Exercise directions — Exact reproduction is required for the lines bounded by the one containing "What seaborn and" and the one containing "import matplotlib.pyplot as plt", both bounds included. Print them without any pictures.

Plotting code records
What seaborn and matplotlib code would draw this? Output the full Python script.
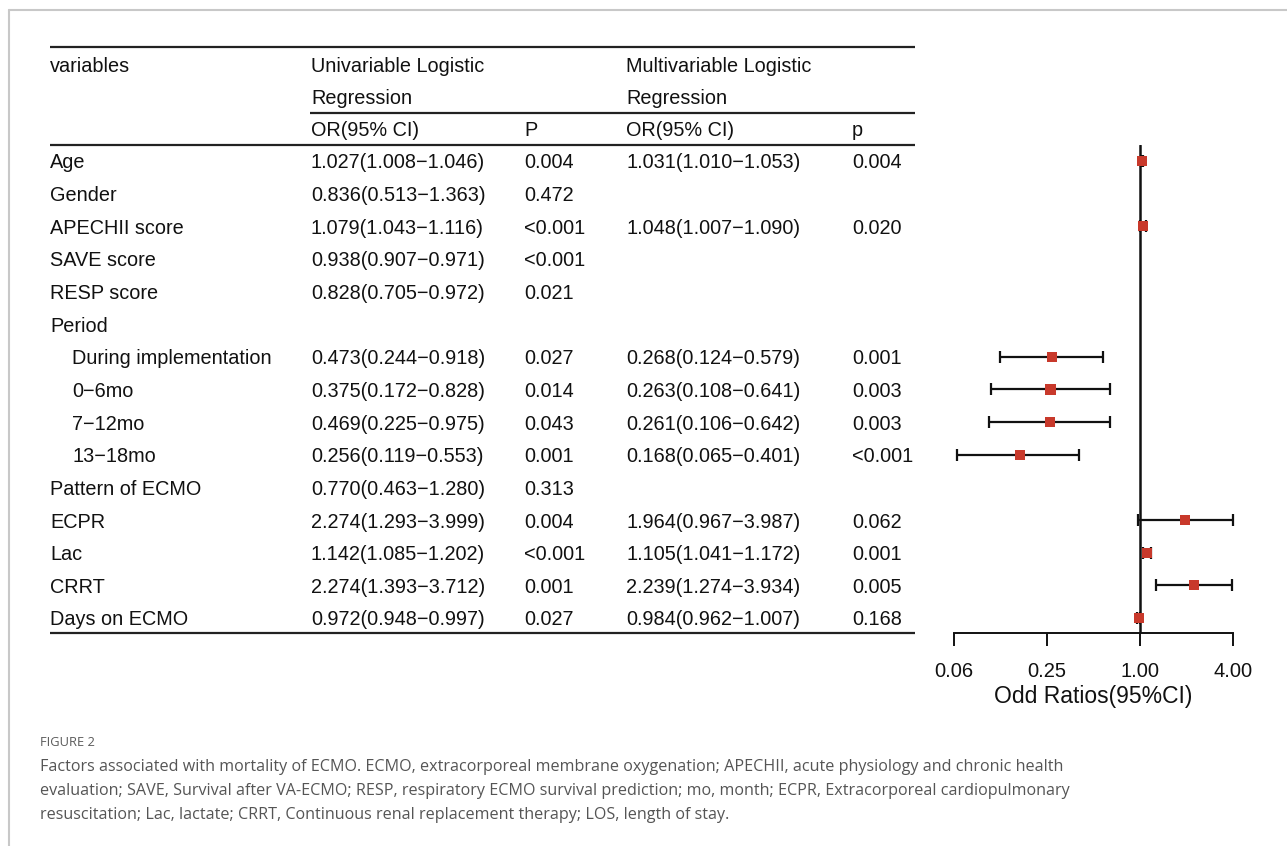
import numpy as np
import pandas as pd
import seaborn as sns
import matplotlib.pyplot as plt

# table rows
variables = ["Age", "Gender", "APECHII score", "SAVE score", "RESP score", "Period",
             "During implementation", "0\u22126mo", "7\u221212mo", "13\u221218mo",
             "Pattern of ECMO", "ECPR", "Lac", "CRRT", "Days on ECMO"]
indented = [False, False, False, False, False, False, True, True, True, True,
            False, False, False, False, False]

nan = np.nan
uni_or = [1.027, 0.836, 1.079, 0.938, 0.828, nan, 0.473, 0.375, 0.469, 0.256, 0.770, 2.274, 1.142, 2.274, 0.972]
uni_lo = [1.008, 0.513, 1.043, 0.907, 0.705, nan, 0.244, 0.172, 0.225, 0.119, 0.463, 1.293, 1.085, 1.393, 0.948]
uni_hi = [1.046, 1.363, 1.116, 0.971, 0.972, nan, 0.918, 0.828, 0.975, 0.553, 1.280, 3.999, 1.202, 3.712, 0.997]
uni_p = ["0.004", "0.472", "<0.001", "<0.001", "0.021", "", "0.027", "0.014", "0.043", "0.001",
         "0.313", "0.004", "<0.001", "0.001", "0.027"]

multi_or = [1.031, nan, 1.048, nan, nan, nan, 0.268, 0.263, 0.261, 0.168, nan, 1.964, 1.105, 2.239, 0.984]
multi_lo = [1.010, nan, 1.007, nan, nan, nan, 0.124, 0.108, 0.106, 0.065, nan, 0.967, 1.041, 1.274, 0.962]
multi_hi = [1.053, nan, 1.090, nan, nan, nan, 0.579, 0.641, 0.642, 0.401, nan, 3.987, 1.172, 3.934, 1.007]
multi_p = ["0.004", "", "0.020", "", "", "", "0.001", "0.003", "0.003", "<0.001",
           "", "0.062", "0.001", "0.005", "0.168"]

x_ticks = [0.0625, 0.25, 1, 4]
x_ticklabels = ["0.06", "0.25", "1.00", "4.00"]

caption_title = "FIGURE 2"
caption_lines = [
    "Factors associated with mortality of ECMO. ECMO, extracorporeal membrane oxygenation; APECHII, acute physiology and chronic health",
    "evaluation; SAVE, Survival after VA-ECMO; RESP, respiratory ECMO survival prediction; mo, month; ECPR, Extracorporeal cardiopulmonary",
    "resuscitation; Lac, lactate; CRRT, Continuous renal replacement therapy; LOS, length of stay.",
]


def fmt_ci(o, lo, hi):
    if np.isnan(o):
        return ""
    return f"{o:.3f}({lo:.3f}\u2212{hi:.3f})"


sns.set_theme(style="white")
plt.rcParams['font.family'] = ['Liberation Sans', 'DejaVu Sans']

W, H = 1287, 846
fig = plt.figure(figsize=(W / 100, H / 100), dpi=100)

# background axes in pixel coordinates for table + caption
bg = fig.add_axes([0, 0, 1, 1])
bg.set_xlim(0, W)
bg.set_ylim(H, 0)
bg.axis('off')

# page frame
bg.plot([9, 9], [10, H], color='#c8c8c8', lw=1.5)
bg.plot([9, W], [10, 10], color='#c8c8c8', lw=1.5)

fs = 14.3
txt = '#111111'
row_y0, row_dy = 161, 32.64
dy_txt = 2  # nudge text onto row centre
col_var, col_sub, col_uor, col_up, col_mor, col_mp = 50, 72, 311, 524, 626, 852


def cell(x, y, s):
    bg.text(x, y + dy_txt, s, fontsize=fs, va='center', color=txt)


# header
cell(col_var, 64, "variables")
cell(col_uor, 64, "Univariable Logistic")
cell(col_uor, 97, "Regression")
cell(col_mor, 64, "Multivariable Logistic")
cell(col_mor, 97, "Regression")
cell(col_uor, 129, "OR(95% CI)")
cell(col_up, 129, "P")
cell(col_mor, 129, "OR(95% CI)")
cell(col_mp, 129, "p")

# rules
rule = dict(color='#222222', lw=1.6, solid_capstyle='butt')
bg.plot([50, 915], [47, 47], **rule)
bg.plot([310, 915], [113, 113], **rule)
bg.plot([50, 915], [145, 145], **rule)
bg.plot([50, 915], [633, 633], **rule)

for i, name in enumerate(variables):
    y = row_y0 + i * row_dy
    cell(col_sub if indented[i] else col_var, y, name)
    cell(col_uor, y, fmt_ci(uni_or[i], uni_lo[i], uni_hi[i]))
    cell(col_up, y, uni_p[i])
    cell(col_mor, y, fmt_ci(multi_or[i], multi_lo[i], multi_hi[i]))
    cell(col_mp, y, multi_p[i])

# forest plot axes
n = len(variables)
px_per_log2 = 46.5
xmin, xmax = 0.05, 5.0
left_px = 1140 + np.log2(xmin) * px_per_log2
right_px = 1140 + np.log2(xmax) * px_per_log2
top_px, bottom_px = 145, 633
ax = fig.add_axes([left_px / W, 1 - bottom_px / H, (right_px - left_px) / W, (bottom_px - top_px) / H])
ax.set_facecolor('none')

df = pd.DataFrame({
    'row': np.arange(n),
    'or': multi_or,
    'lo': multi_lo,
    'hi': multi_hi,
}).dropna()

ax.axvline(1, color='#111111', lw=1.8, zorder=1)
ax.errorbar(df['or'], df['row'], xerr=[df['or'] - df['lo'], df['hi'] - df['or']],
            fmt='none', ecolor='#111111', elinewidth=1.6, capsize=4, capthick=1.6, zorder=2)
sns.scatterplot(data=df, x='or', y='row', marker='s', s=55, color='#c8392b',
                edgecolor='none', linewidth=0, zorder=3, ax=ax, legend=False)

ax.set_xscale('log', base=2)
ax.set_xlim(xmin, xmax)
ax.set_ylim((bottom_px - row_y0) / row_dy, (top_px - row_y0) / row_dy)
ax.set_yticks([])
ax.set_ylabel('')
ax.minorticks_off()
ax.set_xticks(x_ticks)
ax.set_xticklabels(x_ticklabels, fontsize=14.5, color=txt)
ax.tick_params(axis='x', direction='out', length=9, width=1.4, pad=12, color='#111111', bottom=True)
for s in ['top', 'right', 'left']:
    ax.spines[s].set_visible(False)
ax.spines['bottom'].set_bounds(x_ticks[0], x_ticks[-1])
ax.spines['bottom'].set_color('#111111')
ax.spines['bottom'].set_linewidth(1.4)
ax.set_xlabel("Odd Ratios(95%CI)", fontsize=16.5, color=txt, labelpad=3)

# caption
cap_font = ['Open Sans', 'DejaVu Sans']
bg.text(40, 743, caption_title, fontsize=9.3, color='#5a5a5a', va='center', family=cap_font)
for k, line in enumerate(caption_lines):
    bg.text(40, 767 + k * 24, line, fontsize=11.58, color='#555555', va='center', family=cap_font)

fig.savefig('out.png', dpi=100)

...

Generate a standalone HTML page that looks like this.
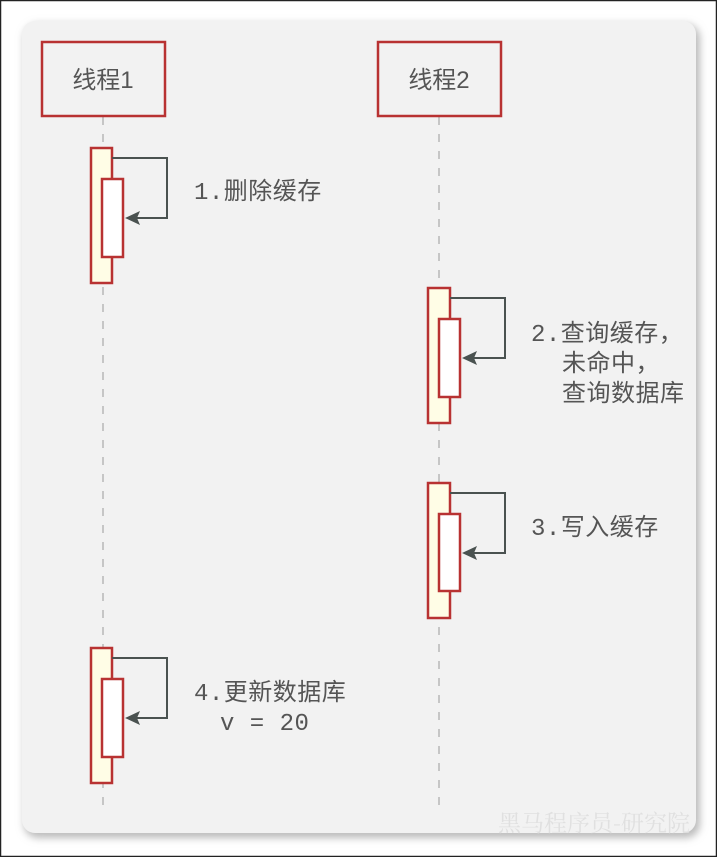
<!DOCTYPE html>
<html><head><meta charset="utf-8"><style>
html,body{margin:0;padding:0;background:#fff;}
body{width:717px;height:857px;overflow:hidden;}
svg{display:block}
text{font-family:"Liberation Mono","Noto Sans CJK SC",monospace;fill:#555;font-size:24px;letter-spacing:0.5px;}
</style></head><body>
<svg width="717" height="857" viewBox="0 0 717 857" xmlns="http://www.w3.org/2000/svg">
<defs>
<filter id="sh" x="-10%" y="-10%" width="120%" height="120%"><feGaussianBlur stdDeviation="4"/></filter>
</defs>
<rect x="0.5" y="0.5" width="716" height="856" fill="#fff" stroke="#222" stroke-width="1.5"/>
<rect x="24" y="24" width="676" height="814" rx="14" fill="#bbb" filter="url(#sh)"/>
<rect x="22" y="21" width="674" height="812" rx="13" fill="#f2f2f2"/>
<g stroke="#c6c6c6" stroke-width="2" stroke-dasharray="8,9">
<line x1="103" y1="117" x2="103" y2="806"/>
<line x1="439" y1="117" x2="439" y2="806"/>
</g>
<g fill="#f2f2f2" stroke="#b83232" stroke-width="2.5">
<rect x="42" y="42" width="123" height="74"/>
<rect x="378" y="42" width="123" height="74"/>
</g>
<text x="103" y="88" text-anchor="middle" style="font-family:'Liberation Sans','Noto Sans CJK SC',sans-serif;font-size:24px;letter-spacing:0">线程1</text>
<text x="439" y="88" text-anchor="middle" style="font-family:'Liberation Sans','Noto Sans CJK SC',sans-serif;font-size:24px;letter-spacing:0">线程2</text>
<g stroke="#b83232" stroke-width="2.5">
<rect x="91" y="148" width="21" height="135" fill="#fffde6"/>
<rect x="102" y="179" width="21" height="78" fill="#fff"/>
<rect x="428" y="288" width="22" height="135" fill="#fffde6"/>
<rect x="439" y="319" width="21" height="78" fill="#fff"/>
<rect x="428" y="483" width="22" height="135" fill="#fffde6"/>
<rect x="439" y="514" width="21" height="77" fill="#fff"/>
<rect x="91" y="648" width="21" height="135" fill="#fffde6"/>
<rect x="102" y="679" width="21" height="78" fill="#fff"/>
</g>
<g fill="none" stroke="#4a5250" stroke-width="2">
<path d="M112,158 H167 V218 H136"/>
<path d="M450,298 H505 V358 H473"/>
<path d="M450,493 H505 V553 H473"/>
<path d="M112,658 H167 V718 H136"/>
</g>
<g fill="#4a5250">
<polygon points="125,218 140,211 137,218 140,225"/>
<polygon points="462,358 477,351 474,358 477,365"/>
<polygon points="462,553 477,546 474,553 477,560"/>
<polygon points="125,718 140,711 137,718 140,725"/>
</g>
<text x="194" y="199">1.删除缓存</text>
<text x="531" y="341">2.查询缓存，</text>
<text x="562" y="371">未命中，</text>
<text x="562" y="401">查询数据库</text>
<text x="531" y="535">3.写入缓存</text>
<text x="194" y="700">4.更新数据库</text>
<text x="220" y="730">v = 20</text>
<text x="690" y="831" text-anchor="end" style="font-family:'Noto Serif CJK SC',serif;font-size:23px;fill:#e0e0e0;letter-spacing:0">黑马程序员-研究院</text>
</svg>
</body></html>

Written answer —
What seaborn and matplotlib code would draw this? Output the full Python script.
import numpy as np
import pandas as pd
import seaborn as sns
import matplotlib.pyplot as plt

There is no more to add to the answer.